Coisa pior que o caso Prevent Senior

Nos últimos dias tem aparecido na mídia notícias envolvendo um medicamento experimental para câncer, proxalutamida, que foi testado para tratamento de Covid-19. Testado é o modo de dizer.

Na verdade, a droga foi usada em pseudoexperimentos que foram denunciados como fraudes científicas e, pior, na condução criminosa de procedimentos que rivalizam com os descalabros da Prevent Senior. O fundo do poço parece não chegar nunca.

O caso vem repercutindo a meses, eu mesmo já escrevi sobre isso nesse Diário da Pandemia. Foi no texto de 20 de julho, cujo título desesperançado foi “parafraseando Hegel, o que aprendemos com a história é que nada se aprende com a história”.

O fato novo é que nesta semana a Unesco (Organização das Nações Unidas para a Educação e a Cultura) se pronunciou sobre as 200 mortes de voluntários em uma pesquisa sobre proxalutamida feita no Amazonas.

A entidade reagiu a uma denúncia feita pelo Conep (Conselho Nacional de Ética em Pesquisa). O Conep também levou o caso à Procuradoria-Geral da República no mês passado, apresentando relatório em que informa que todo o protocolo aprovado foi desrespeitado. Mais do que erros formais (graves), o que ocorreu foi que pessoas submetidas ao tratamento tiveram eventos graves ou morreram. Mesmo assim, contrariando todas as boas práticas de pesquisa, o experimento foi continuado.

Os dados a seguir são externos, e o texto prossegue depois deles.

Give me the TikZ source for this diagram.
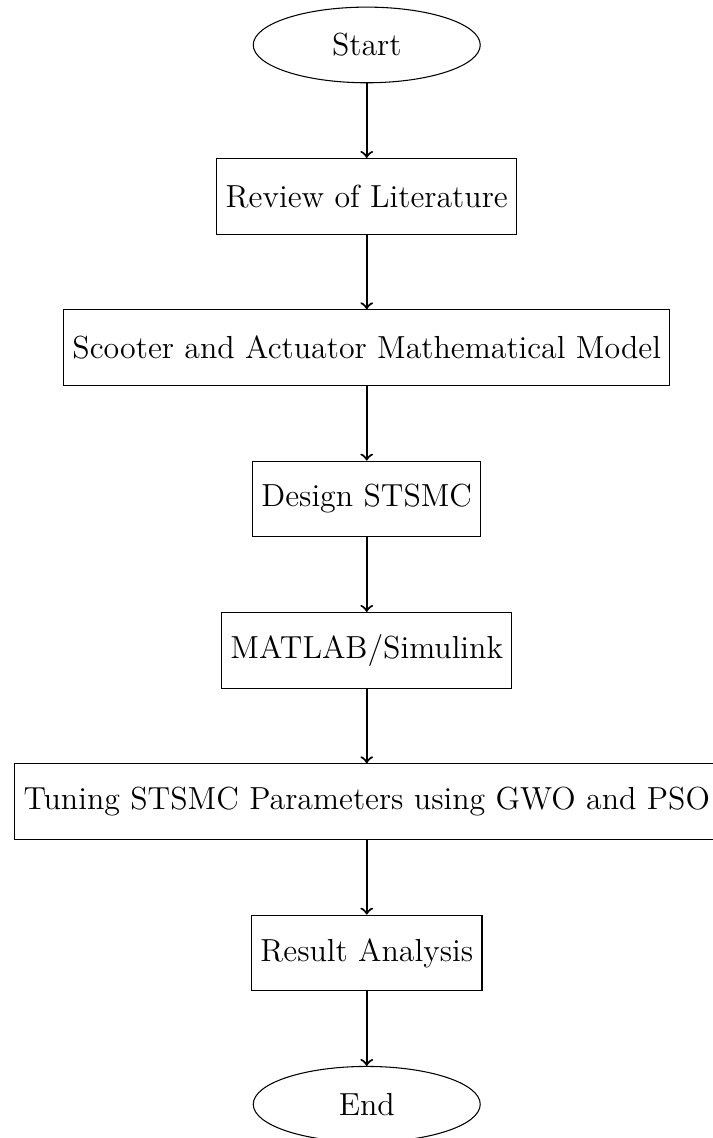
\documentclass[tikz,border=0pt]{standalone}
\usetikzlibrary{shapes.geometric}
\begin{document}
\begin{tikzpicture}[
  terminal/.style={ellipse, draw, minimum width=3cm, minimum height=1cm, font=\large},
  process/.style={rectangle, draw, minimum height=1cm, font=\large},
  flow/.style={->, thick}
]
\useasboundingbox (-4.847,0.594) rectangle (4.563,-14.446);
\node[terminal] (start) at (0,0) {Start};
\node[process] (lit) at (0,-2) {Review of Literature};
\node[process] (model) at (0,-4) {Scooter and Actuator Mathematical Model};
\node[process] (design) at (0,-6) {Design STSMC};
\node[process] (sim) at (0,-8) {MATLAB/Simulink};
\node[process] (tune) at (0,-10) {Tuning STSMC Parameters using GWO and PSO};
\node[process] (result) at (0,-12) {Result Analysis};
\node[terminal] (end) at (0,-14) {End};
\draw[flow] (start) -- (lit);
\draw[flow] (lit) -- (model);
\draw[flow] (model) -- (design);
\draw[flow] (design) -- (sim);
\draw[flow] (sim) -- (tune);
\draw[flow] (tune) -- (result);
\draw[flow] (result) -- (end);
\end{tikzpicture}
\end{document}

Há denúncias de que pacientes não eram informados que eram sujeitos de um experimento e que foram alvo de tratamento com cloroquina, inclusive com inalação, e com outros medicamentos não autorizados. Essa denúncia do Conep se refere à pesquisa liderada pelo endocrinologista Flávio Cadegiani e patrocinada pela rede privada de hospitais Samel, com diversas unidades hospitalares e centros clínicos no Amazonas.

Sobre o Dr. Cadegiani, vejam o que escrevi do Diário da Pandemia em julho deste ano: “Flávio Cadegiani, o pesquisador responsável pelo estudo, nega as acusações e suspeitas (na época sobre a consistência da pesquisa que dava índice de cura de 93%) e reclama da politização do debate, chamando de cegos os que não separam ciência de política e condenando os que recuam só (?) porque o presidente defendeu o medicamento”.

E sigo: “Lembrando que o próprio Cadegiani foi defensor dos mais ativos do chamado tratamento precoce pelo kit-covid, comprovadamente sem eficácia. Nosso doutor inclusive é autor do estudo que “embasou” o aplicativo TrateCov, do governo federal, que indicava a cloroquina e outros, e que depois da CPI foi tirado do ar.

Parece que o indignado pesquisador sabe o que é politizar ciência melhor que a maioria de seus colegas”. O comunicado da Unesco ressalta que não há emergência sanitária ou contexto político que justifique as práticas denunciadas e que “é urgente que, em caso de irregularidades comprovadas, todos os atores sejam responsabilizados, não só de forma ética, mas também legalmente, incluindo as equipes de investigação, as instituições e patrocinadores responsáveis, nacionais e estrangeiros.

“Evidente que se há alguma coisa errada sobre a pandemia, Bolsonaro está por perto, já em 17 de março, saindo do hospital, Bolsonaro disse: “tem uma coisa que eu acompanho há algum tempo e nós temos que estudar aqui no Brasil. Chama-se proxalutamida.

Já tem uns meses que isso aí, não está no mercado, é uma droga ainda em estudo” e “existe no Brasil de forma não comprovada cientificamente”. Ou seja, negacionismo, pseudociência e busca de uma oportunidade de ganhar dinheiro parece estar na síntese dessa ação, tanto que, para além da pesquisa, a tal rede hospitalar Samuel usou a droga em como tratamento e há informações de que isso ocorreu em 3 estados e nove cidades.

O comunicado da Unesco fala em 200 mortes, mas se seguir a investigação, é possível que sejam muito mais. Repito minha proposta de que precisaremos de uma comissão da verdade sobre a pandemia.